As this is being written, the car and pedestrian traffic move back and
forth in front of the window: home renovators taking a break, moms pushing
strollers, well-dressed middle aged folks who are darting into Winkel,
EyeSpy and Festoon while their cars risk ticketing, buskers loading their
gear onto the streetcar, rough edged guys who look like they may be just
out of, or about to return to, some kind of incarceration, fashionable
ladies carrying colourful shopping bags, kids coming home from school.
In early 20th century Paris, Amsterdam, Barcelona or Milan surely the street
traffic couldn't have been much different than what you can see out the
Telegramme window on a typical day.
The posters in the shop, a lot of which long ago stopped having the remotest
practical advertising
function, were almost all wheat paste wonders once, printed on newsprint,
slapped onto hoarding and brushed against by busy people like the ones
in this neighbourhood, people getting on with their lives. While our silkscreens
would look better in a nice spot in your living room than out in the rain,
today you can also see compelling silkscreen posters on telephone poles
and mailboxes from time to time, produced by largely anonymous, passionate
artists.
Like the neighbourhood, we're getting to know some of our uncommon prints
well, but regularly see details for the first time in lithographs and silkscreens
we've looked at closely 50 or 100 times: a boat hidden in the foreground,
a detail on a label of liquor, a lone anguished face in a crowd.
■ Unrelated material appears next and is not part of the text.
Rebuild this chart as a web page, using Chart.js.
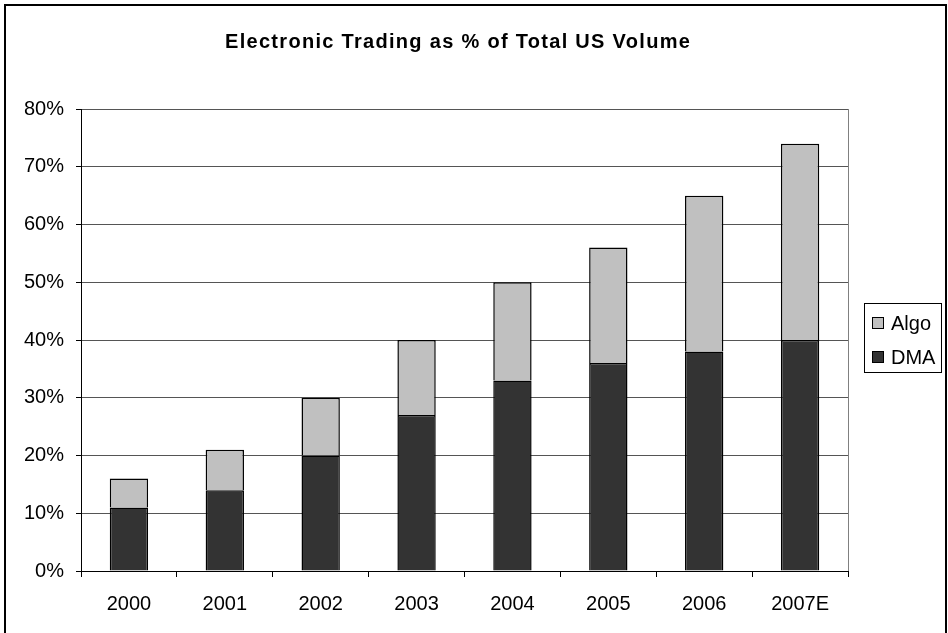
<!DOCTYPE html>
<html>
<head>
<meta charset="utf-8">
<script src="https://cdn.jsdelivr.net/npm/chart.js@4/dist/chart.umd.min.js"></script>
<style>
  body { margin: 0; background: #fff; }
  #wrap { width: 948px; height: 633px; }
</style>
</head>
<body>
<div id="wrap"><canvas id="tradingChart" width="948" height="633"></canvas></div>
<script>
// data
const years = ['2000', '2001', '2002', '2003', '2004', '2005', '2006', '2007E'];
const dmaShare = [11, 14, 20, 27, 33, 36, 38, 40];
const algoShare = [5, 7, 10, 13, 17, 20, 27, 34];
const yTicks = [0, 10, 20, 30, 40, 50, 60, 70, 80];
const chartTitle = 'Electronic Trading as % of Total US Volume';

const FONT = 'Arial, "Liberation Sans", sans-serif';

// frame, title and boxed legend like the Excel original
const decor = {
    id: 'decor',
    afterDraw(chart) {
        const ctx = chart.ctx;
        ctx.save();
        // outer frame (bottom edge is cut off in the original)
        ctx.strokeStyle = '#000';
        ctx.lineWidth = 2;
        ctx.beginPath();
        ctx.moveTo(5, 640);
        ctx.lineTo(5, 5);
        ctx.lineTo(946, 5);
        ctx.lineTo(946, 640);
        ctx.stroke();

        // right edge of plot area
        const a = chart.chartArea;
        ctx.lineWidth = 1;
        ctx.strokeStyle = '#808080';
        ctx.beginPath();
        ctx.moveTo(Math.round(a.right) + 0.5, a.top);
        ctx.lineTo(Math.round(a.right) + 0.5, a.bottom);
        ctx.stroke();

        // title
        ctx.fillStyle = '#000';
        ctx.font = 'bold 20px ' + FONT;
        ctx.textAlign = 'left';
        ctx.textBaseline = 'alphabetic';
        ctx.letterSpacing = '1.3px';
        ctx.fillText(chartTitle, 225, 48);
        ctx.letterSpacing = '0px';

        // legend (top item = last dataset)
        ctx.strokeStyle = '#000';
        ctx.strokeRect(864.5, 303.5, 77, 69);
        ctx.font = '20px ' + FONT;
        ctx.textBaseline = 'middle';
        const sets = chart.data.datasets.slice().reverse();
        sets.forEach(function(ds, i) {
            const cy = 323 + i * 34;
            ctx.fillStyle = ds.backgroundColor;
            ctx.fillRect(872.5, cy - 5.5, 11, 11);
            ctx.strokeRect(872.5, cy - 5.5, 11, 11);
            ctx.fillStyle = '#000';
            ctx.fillText(ds.label, 891, cy + 1);
        });
        ctx.restore();
    }
};

const ctx = document.getElementById('tradingChart').getContext('2d');
const tradingChart = new Chart(ctx, {
    type: 'bar',
    data: {
        labels: years,
        datasets: [{
            label: 'DMA',
            data: dmaShare,
            backgroundColor: '#333333',
            borderColor: '#000',
            borderWidth: 1.5,
            barPercentage: 0.4,
            categoryPercentage: 1
        }, {
            label: 'Algo',
            data: algoShare,
            backgroundColor: '#c0c0c0',
            borderColor: '#000',
            borderWidth: 1.5,
            barPercentage: 0.4,
            categoryPercentage: 1
        }]
    },
    options: {
        responsive: false,
        animation: false,
        layout: {
            padding: { left: 0, top: 109, right: 100, bottom: 0 }
        },
        scales: {
            x: {
                stacked: true,
                grid: {
                    display: true,
                    offset: true,
                    drawOnChartArea: false,
                    tickLength: 6,
                    color: '#000'
                },
                border: { color: '#000', width: 1 },
                ticks: {
                    color: '#000',
                    padding: 15,
                    font: { family: FONT, size: 20 }
                },
                afterFit: function(scale) { scale.height = 62; }
            },
            y: {
                stacked: true,
                min: 0,
                max: 80,
                afterBuildTicks: function(scale) {
                    scale.ticks = yTicks.map(function(v) { return { value: v }; });
                },
                grid: {
                    color: '#555',
                    tickColor: '#000',
                    tickLength: 5
                },
                border: { color: '#000', width: 1 },
                ticks: {
                    color: '#000',
                    padding: 12,
                    font: { family: FONT, size: 20 },
                    callback: function(v) { return v + '%'; }
                },
                afterFit: function(scale) { scale.width = 81; }
            }
        },
        plugins: {
            legend: { display: false },
            title: { display: false },
            tooltip: { enabled: false }
        }
    },
    plugins: [decor]
});
</script>
</body>
</html>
As we keep mentioning, a big part of the story of our prints are the hand
crafted qualities that make them uncommon, and very quickly the mind wanders
to the teams that laboured over each single piece. It's a kick to see
customers come through the door, and watch these works of art, some months
old, some a century old, cast a spell, make someone laugh, evoke a memory
of a song or a vacation.
Our shop and our online site are inspired by the great artists who made
the wonderful posters that make up our inventory. Over time, we plan to
add new prints that don't fall under the umbrella of poster art, but share
the same vitality and poignancy. We hope you make your own discoveries
and reconnections, either in our shop, or in our soon-to-be-live online
catalogue.
Regards, Ian and Laura.
(The poster) is a means of communication between the seller and the public - somewhat like a telegraph. The poster artist is like a telephone operator; he does not draft messages, he dispatches them. No one asks him what he thinks; all he is asked to do is to communicate clearly, powerfully and precisely.